À l’instar des véhicules autonomes sur nos routes, l’autonomisation agricole présente indéniablement un intérêt du point de vue de l’efficacité. Par exemple, grâce aux véhicules agricoles autonomes, les agriculteurs pourraient affecter leurs ressources humaines ailleurs et se concentrer sur la gestion de leur entreprise. Selon le Conseil canadien pour les ressources humaines en agriculture, les exploitants canadiens ont subi en 2019 des pertes commerciales de 2,9 milliards de dollars en raison des postes non pourvus. Les pénuries de travailleurs et la hausse des frais de main-d’œuvre sont des problèmes que peuvent résoudre les équipements agricoles autonomes.
Outre les économies d’échelle, les machines autonomes peuvent également accroître la productivité et l’efficacité globales. Selon Goldman Sachs, les progrès des technologies agricoles pourraient entraîner une hausse de 70 % des rendements agricoles d’ici 2050. Au Canada, la production agricole pourrait croître de 11 milliards de dollars d’ici 2030.
Or, il reste de nombreuses questions sans réponse. Dans le cadre des essais de véhicules autonomes menés sur nos routes, la sécurité sera de toute évidence un enjeu clé. Les tracteurs autonomes et autres machines similaires doivent être capables de détecter tout ce qui pourrait croiser leur chemin, qu’il s’agisse d’enfants ou d’animaux. Même si les machines agricoles autonomes seront confinées dans des balises définies (par opposition à des rues et à des intersections achalandées), elles devront sûrement s’orienter dans l’espace et éviter des obstacles inattendus sur leur chemin.
Il faut aussi noter que des questions de responsabilité subsistent. En effet, les conséquences d’une éventuelle défaillance ou panne d’équipement pourraient se répercuter sur le fabricant, le producteur et le consommateur final. Il y a donc lieu de se demander à qui incombera le fardeau en cas de négligence, de responsabilité stricte, de fausses déclarations et de violation de garantie, pour ne nommer que quelques exemples.
Comme pour tout autre véhicule autonome, il y aura certainement des préoccupations concernant la vie privée ainsi que la collecte et la protection des données. Au même titre que les véhicules sans conducteur, les tracteurs et autres machines autonomes pourront recueillir et conserver des données, par exemple sur l’état des sols et des végétaux. Ces données pourraient avoir une valeur inestimable pour les intéressés. C’est d’autant plus vrai à l’ère de l’économie de partage, qui créera sans doute de nouveaux débouchés pour les agriculteurs, qui pourraient louer leurs machines autonomes de façon ponctuelle.
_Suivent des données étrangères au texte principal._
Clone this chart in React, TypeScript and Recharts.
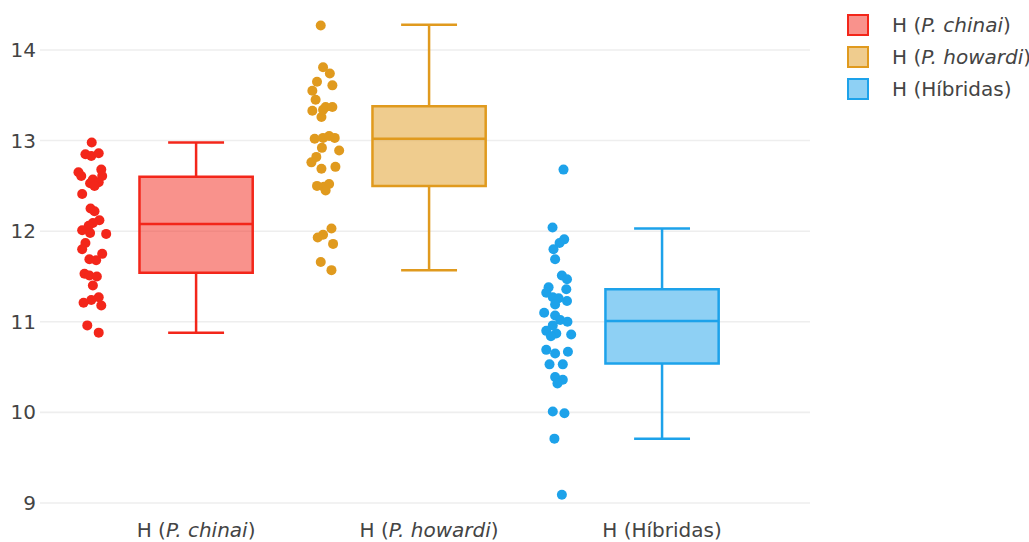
import React from 'react';
import {
  ComposedChart,
  Scatter,
  XAxis,
  YAxis,
  ReferenceArea,
  ReferenceLine,
  Legend,
} from 'recharts';

// ---------- data ----------
const categoryPrefix = ['H (', 'H (', 'H ('];
const categoryNames = ['P. chinai', 'P. howardi', 'Híbridas'];
const categoryItalic = [true, true, false];
const seriesColors = ['#F3261A', '#E09A1E', '#1DA2EA'];

const lowerFence = [10.88, 11.57, 9.71];
const q1 = [11.54, 12.5, 10.54];
const median = [12.08, 13.02, 11.01];
const q3 = [12.6, 13.38, 11.36];
const upperFence = [12.98, 14.28, 12.03];

const chinaiValues = [
  12.98, 12.85, 12.83, 12.86, 12.65, 12.61, 12.68, 12.61, 12.57, 12.53, 12.54, 12.5,
  12.41, 12.25, 12.22, 12.12, 12.09, 12.06, 12.01, 11.98, 11.97, 11.87, 11.8, 11.75,
  11.69, 11.68, 11.53, 11.51, 11.5, 11.4, 11.27, 11.24, 11.21, 11.18, 10.96, 10.88,
];
const chinaiJitter = [
  -0.448, -0.475, -0.45, -0.418, -0.505, -0.493, -0.407, -0.403, -0.443, -0.455, -0.418, -0.436,
  -0.489, -0.453, -0.436, -0.415, -0.443, -0.461, -0.489, -0.455, -0.386, -0.475, -0.489, -0.403,
  -0.458, -0.429, -0.479, -0.458, -0.426, -0.443, -0.418, -0.45, -0.483, -0.407, -0.467, -0.418,
];

const howardiValues = [
  14.27, 13.81, 13.74, 13.61, 13.65, 13.55, 13.45, 13.37, 13.37, 13.33, 13.26, 13.34,
  13.02, 13.03, 13.05, 13.03, 12.92, 12.89, 12.82, 12.76, 12.69, 12.71, 12.5, 12.49,
  12.52, 12.45, 12.03, 11.96, 11.93, 11.86, 11.66, 11.57,
];
const howardiJitter = [
  -0.465, -0.455, -0.426, -0.415, -0.481, -0.501, -0.487, -0.415, -0.444, -0.501, -0.462, -0.455,
  -0.491, -0.455, -0.429, -0.405, -0.46, -0.386, -0.484, -0.505, -0.462, -0.402, -0.481, -0.451,
  -0.429, -0.444, -0.419, -0.455, -0.478, -0.412, -0.465, -0.419,
];

const hibridasValues = [
  12.68, 12.04, 11.91, 11.87, 11.8, 11.69, 11.51, 11.47, 11.36, 11.38, 11.32, 11.27,
  11.26, 11.23, 11.19, 11.1, 11.07, 11.02, 11.0, 10.96, 10.9, 10.87, 10.84, 10.86,
  10.69, 10.65, 10.67, 10.53, 10.53, 10.39, 10.36, 10.32, 10.01, 9.99, 9.71, 9.09,
];
const hibridasJitter = [
  -0.423, -0.47, -0.42, -0.44, -0.466, -0.459, -0.43, -0.408, -0.411, -0.487, -0.497, -0.469,
  -0.444, -0.408, -0.459, -0.506, -0.459, -0.437, -0.406, -0.469, -0.497, -0.454, -0.477, -0.39,
  -0.497, -0.459, -0.404, -0.483, -0.426, -0.459, -0.426, -0.449, -0.469, -0.419, -0.462, -0.43,
];

const yTicks = [9, 10, 11, 12, 13, 14];
const xTicks = [0, 1, 2];

const groupValues = [chinaiValues, howardiValues, hibridasValues];
const groupJitter = [chinaiJitter, howardiJitter, hibridasJitter];

const BOX_HALF = 0.243;
const CAP_HALF = 0.12;
const GRID_HALF = 0.0085; // half thickness of grid rows in data units
const X_DOMAIN: [number, number] = [-0.67, 2.635];
const FONT = '"DejaVu Sans", Verdana, sans-serif';
const TEXT = '#444';
const FS = 20;

const pointData = groupValues.map((vals, g) =>
  vals.map((v, i) => ({ x: g + groupJitter[g][i], y: v }))
);

const XTick = (props: any) => {
  const { x, y, payload } = props;
  const i = payload.value as number;
  return (
    <text x={x} y={y + 19} textAnchor="middle" fill={TEXT} fontSize={FS} fontFamily={FONT}>
      {categoryPrefix[i]}
      <tspan fontStyle={categoryItalic[i] ? 'italic' : 'normal'}>{categoryNames[i]}</tspan>
      {')'}
    </text>
  );
};

const renderLegend = () => (
  <div style={{ fontFamily: FONT, fontSize: FS, color: TEXT }}>
    {categoryNames.map((name, i) => (
      <div key={name} style={{ display: 'flex', alignItems: 'center', height: 32, whiteSpace: 'nowrap' }}>
        <div
          style={{
            width: 18,
            height: 18,
            border: `2.5px solid ${seriesColors[i]}`,
            background: seriesColors[i] + '80',
            marginRight: 23,
            flexShrink: 0,
          }}
        />
        <span>
          {'H ('}
          <span style={{ fontStyle: categoryItalic[i] ? 'italic' : 'normal' }}>{name}</span>
          {')'}
        </span>
      </div>
    ))}
  </div>
);

export default function App() {
  return (
    <div
      style={{
        position: 'absolute',
        left: 0,
        top: 0,
        width: 1029,
        height: 542,
        overflow: 'hidden',
        background: '#fff',
        fontFamily: FONT,
      }}
    >
      <ComposedChart
        width={1029}
        height={542}
        margin={{ top: 2, right: 219, bottom: 0, left: 0 }}
      >
        <XAxis
          dataKey="x"
          type="number"
          domain={X_DOMAIN}
          ticks={xTicks}
          allowDataOverflow
          axisLine={false}
          tickLine={false}
          tickSize={0}
          tickMargin={0}
          height={24}
          tick={<XTick />}
          interval={0}
        />
        <YAxis
          type="number"
          domain={[8.834, 14.53]}
          ticks={yTicks}
          allowDataOverflow
          axisLine={false}
          tickLine={false}
          tickSize={0}
          tickMargin={4}
          width={40}
          tick={{ fill: TEXT, fontSize: FS, fontFamily: FONT }}
        />
        {yTicks.map((t) => (
          <ReferenceArea
            key={`g${t}`}
            x1={X_DOMAIN[0]}
            x2={X_DOMAIN[1]}
            y1={t - GRID_HALF}
            y2={t + GRID_HALF}
            fill="#eee"
            fillOpacity={1}
            stroke="none"
          />
        ))}
        <Legend
          layout="vertical"
          align="center"
          verticalAlign="middle"
          content={renderLegend}
          wrapperStyle={{ left: 847, top: 9, width: 220 }}
        />
        {xTicks.map((g) => (
          <ReferenceArea
            key={`box${g}`}
            x1={g - BOX_HALF}
            x2={g + BOX_HALF}
            y1={q1[g]}
            y2={q3[g]}
            fill={seriesColors[g]}
            fillOpacity={0.5}
            stroke={seriesColors[g]}
            strokeWidth={2.5}
          />
        ))}
        {xTicks.map((g) => (
          <ReferenceLine
            key={`wu${g}`}
            segment={[{ x: g, y: q3[g] }, { x: g, y: upperFence[g] }]}
            stroke={seriesColors[g]}
            strokeWidth={2.5}
          />
        ))}
        {xTicks.map((g) => (
          <ReferenceLine
            key={`wl${g}`}
            segment={[{ x: g, y: q1[g] }, { x: g, y: lowerFence[g] }]}
            stroke={seriesColors[g]}
            strokeWidth={2.5}
          />
        ))}
        {xTicks.map((g) => (
          <ReferenceLine
            key={`cu${g}`}
            segment={[{ x: g - CAP_HALF, y: upperFence[g] }, { x: g + CAP_HALF, y: upperFence[g] }]}
            stroke={seriesColors[g]}
            strokeWidth={2.5}
          />
        ))}
        {xTicks.map((g) => (
          <ReferenceLine
            key={`cl${g}`}
            segment={[{ x: g - CAP_HALF, y: lowerFence[g] }, { x: g + CAP_HALF, y: lowerFence[g] }]}
            stroke={seriesColors[g]}
            strokeWidth={2.5}
          />
        ))}
        {xTicks.map((g) => (
          <ReferenceLine
            key={`med${g}`}
            segment={[{ x: g - BOX_HALF, y: median[g] }, { x: g + BOX_HALF, y: median[g] }]}
            stroke={seriesColors[g]}
            strokeWidth={2.5}
          />
        ))}
        {xTicks.map((g) => (
          <Scatter
            key={`pts${g}`}
            data={pointData[g]}
            dataKey="y"
            isAnimationActive={false}
            fill={seriesColors[g]}
            shape={(p: any) => <circle cx={p.cx} cy={p.cy} r={5} fill={seriesColors[g]} />}
          />
        ))}
      </ComposedChart>
    </div>
  );
}
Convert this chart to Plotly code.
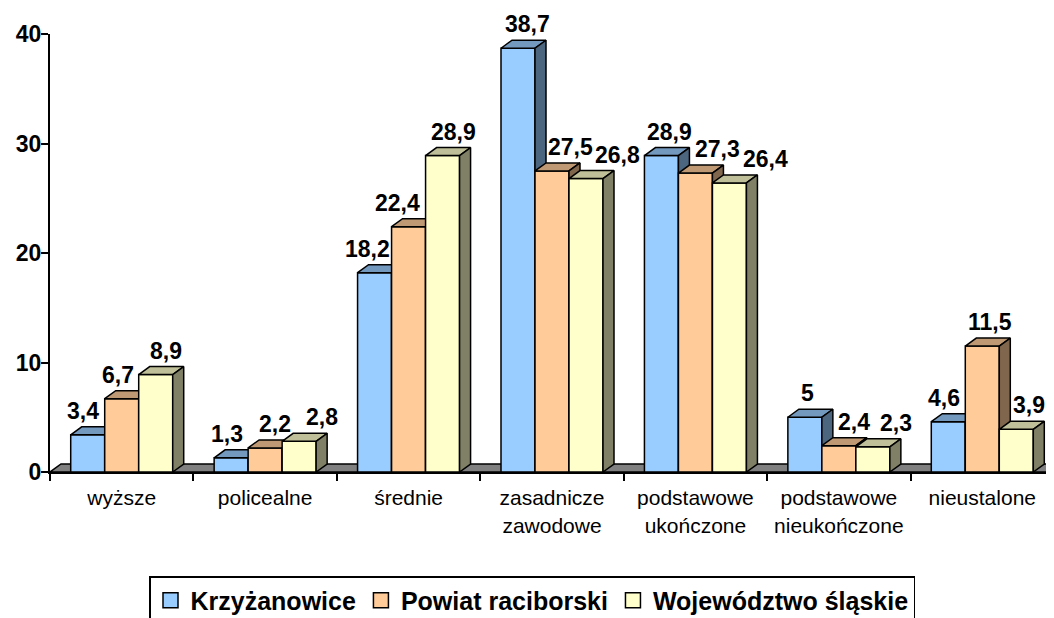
import plotly.graph_objects as go

# ---------------- data ----------------
categories = ["wyższe", "policealne", "średnie", "zasadnicze<br>zawodowe",
              "podstawowe<br>ukończone", "podstawowe<br>nieukończone", "nieustalone"]
series_names = ["Krzyżanowice", "Powiat raciborski", "Województwo śląskie"]
krzyzanowice = [3.4, 1.3, 18.2, 38.7, 28.9, 5, 4.6]
powiat = [6.7, 2.2, 22.4, 27.5, 27.3, 2.4, 11.5]
wojewodztwo = [8.9, 2.8, 28.9, 26.8, 26.4, 2.3, 3.9]
y_ticks = [0, 10, 20, 30, 40]

# ---------------- style ----------------
PAGE_OFF = 8                    # default body margin of the html page
W, H = 1054 - PAGE_OFF, 618 - PAGE_OFF
PLOT_L, PLOT_R, PLOT_T, PLOT_B = 50, 1054, 34, 472   # plot area on the page
M_L = PLOT_L - PAGE_OFF
M_T = PLOT_T - PAGE_OFF
M_R = 1054 - PLOT_R
M_B = H - (PLOT_B - PAGE_OFF)
LEGEND_TOP = 576 - PAGE_OFF
Y_MAX = 40
front_cols = ["#99CCFF", "#FFCC99", "#FFFFCC"]
top_cols = ["#7399BF", "#BF9973", "#BFBF99"]
side_cols = ["#4D6680", "#80664D", "#808066"]
FLOOR_COL = "#808080"
FONT = "Liberation Sans, Arial, sans-serif"
# label horizontal nudges in px (relative to front-face centre), as laid out in the original
label_nudge = [[-5, -4, -7.5, 9, 8.5, 3, -4.3],
               [-3.5, 9.5, -11, 18, 21.8, 15.5, 8],
               [10, 23, 10.7, 31, 36, 23.5, 13]]

n_cat = len(categories)
plot_w = W - M_L - M_R
plot_h = H - M_T - M_B
px_x = plot_w / n_cat          # px per category unit
px_y = plot_h / Y_MAX          # px per value unit
DX = 11 / px_x                 # depth offset in x units
DY = 8 / px_y                  # depth offset in y units
BW = 34 / px_x                 # bar width in x units
OFF = (1 - 3 * BW) / 2

values = [krzyzanowice, powiat, wojewodztwo]

fig = go.Figure()

# floor
fx = [0, n_cat + 1, n_cat + 1 + DX, DX, 0]
fy = [0, 0, DY, DY, 0]
fig.add_trace(go.Scatter(x=fx, y=fy, mode="lines", fill="toself", fillcolor=FLOOR_COL,
                         line=dict(color="black", width=1.5), hoverinfo="skip", showlegend=False))

def poly_trace(xs, ys, color):
    return go.Scatter(x=xs, y=ys, mode="lines", fill="toself", fillcolor=color,
                      line=dict(color="black", width=1.5), hoverinfo="skip", showlegend=False)

annotations = []
for k, vals in enumerate(values):
    fxs, fys, txs, tys, sxs, sys_ = [], [], [], [], [], []
    for i, v in enumerate(vals):
        x0 = i + OFF + k * BW
        x1 = x0 + BW
        # front
        fxs += [x0, x1, x1, x0, x0, None]
        fys += [0, 0, v, v, 0, None]
        # top
        txs += [x0, x1, x1 + DX, x0 + DX, x0, None]
        tys += [v, v, v + DY, v + DY, v, None]
        # side
        sxs += [x1, x1 + DX, x1 + DX, x1, x1, None]
        sys_ += [0, DY, v + DY, v, 0, None]
        label = f"{v:g}".replace(".", ",")
        annotations.append(dict(
            x=(x0 + x1) / 2 + label_nudge[k][i] / px_x, y=v + DY,
            xref="x", yref="y", text=label, showarrow=False,
            yanchor="bottom", xanchor="center", yshift=1,
            font=dict(family=FONT, size=23, color="black", weight="bold")))
    fig.add_trace(poly_trace(fxs, fys, front_cols[k]))
    fig.add_trace(poly_trace(txs, tys, top_cols[k]))
    fig.add_trace(poly_trace(sxs, sys_, side_cols[k]))

# legend entries
for k, name in enumerate(series_names):
    fig.add_trace(go.Scatter(x=[None], y=[None], mode="markers", name=name,
                             marker=dict(symbol="square", size=15, color=front_cols[k],
                                         line=dict(color="black", width=1.5))))

fig.update_layout(
    width=W, height=H, autosize=False,
    margin=dict(l=M_L, r=M_R, t=M_T, b=M_B, autoexpand=False),
    paper_bgcolor="white", plot_bgcolor="white",
    font=dict(family=FONT, color="black"),
    showlegend=True,
    legend=dict(orientation="h", x=(532 - PLOT_L) / plot_w, xanchor="center",
                y=-(LEGEND_TOP - (H - M_B)) / plot_h, yanchor="top",
                bordercolor="black", borderwidth=1.5, bgcolor="white",
                font=dict(family=FONT, size=25, color="black", weight="bold"),
                itemclick=False, itemdoubleclick=False),
    annotations=annotations,
    hovermode=False,
)
fig.update_xaxes(range=[0, n_cat], showgrid=False, zeroline=False,
                 showline=True, linecolor="black", linewidth=2,
                 tickmode="array", tickvals=[i + 0.5 for i in range(n_cat)],
                 ticktext=categories, ticks="", ticklabelstandoff=6,
                 tickfont=dict(family=FONT, size=21, color="black"),
                 minor=dict(tickmode="array", tickvals=list(range(n_cat + 1)),
                            ticks="outside", ticklen=7, tickwidth=2, tickcolor="black"),
                 fixedrange=True)
fig.update_yaxes(range=[0, Y_MAX], showgrid=False, zeroline=False,
                 showline=True, linecolor="black", linewidth=2,
                 tickmode="array", tickvals=y_ticks, ticks="outside", ticklen=7,
                 tickwidth=2, tickcolor="black", ticklabelstandoff=-5,
                 tickfont=dict(family=FONT, size=23, color="black", weight="bold"),
                 fixedrange=True)

fig.write_html("out.html")
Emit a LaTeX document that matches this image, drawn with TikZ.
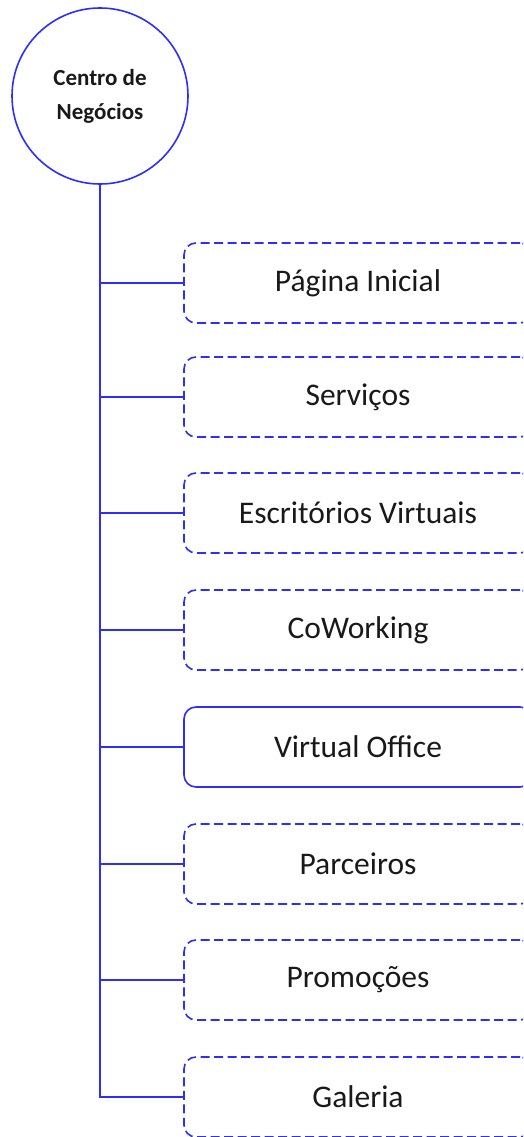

À ce moment-ci, l’équipement agricole autonome ne semble pas se classer clairement dans une catégorie de normes réglementaires ou de sécurité. Même si le gouvernement a établi des normes pour les essais de véhicules autonomes sur nos routes, peu d’attention a été accordée aux machines agricoles autonomes. Transports Canada ne réglemente pas les véhicules conçus strictement pour une utilisation hors route (comme les tracteurs agricoles), et le Règlement sur la sécurité des véhicules automobiles ne comporte pas de catégorie prescrite pour les machines agricoles. Le ministère des Transports a reconnu que la production de véhicules autonomes pourrait avoir une incidence positive sur le secteur agricole, mais force est d’admettre que la réglementation actuelle – s’il y en a une – n’est pas adaptée à la réalité d’aujourd’hui.
Il y aura inévitablement d’autres points de droit à analyser et à résoudre, à mesure que les machines agricoles autonomes commenceront à sillonner les terres agricoles canadiennes. Cela dit, l’avenir de l’agriculture est très prometteur et commence à évoluer sous nos yeux.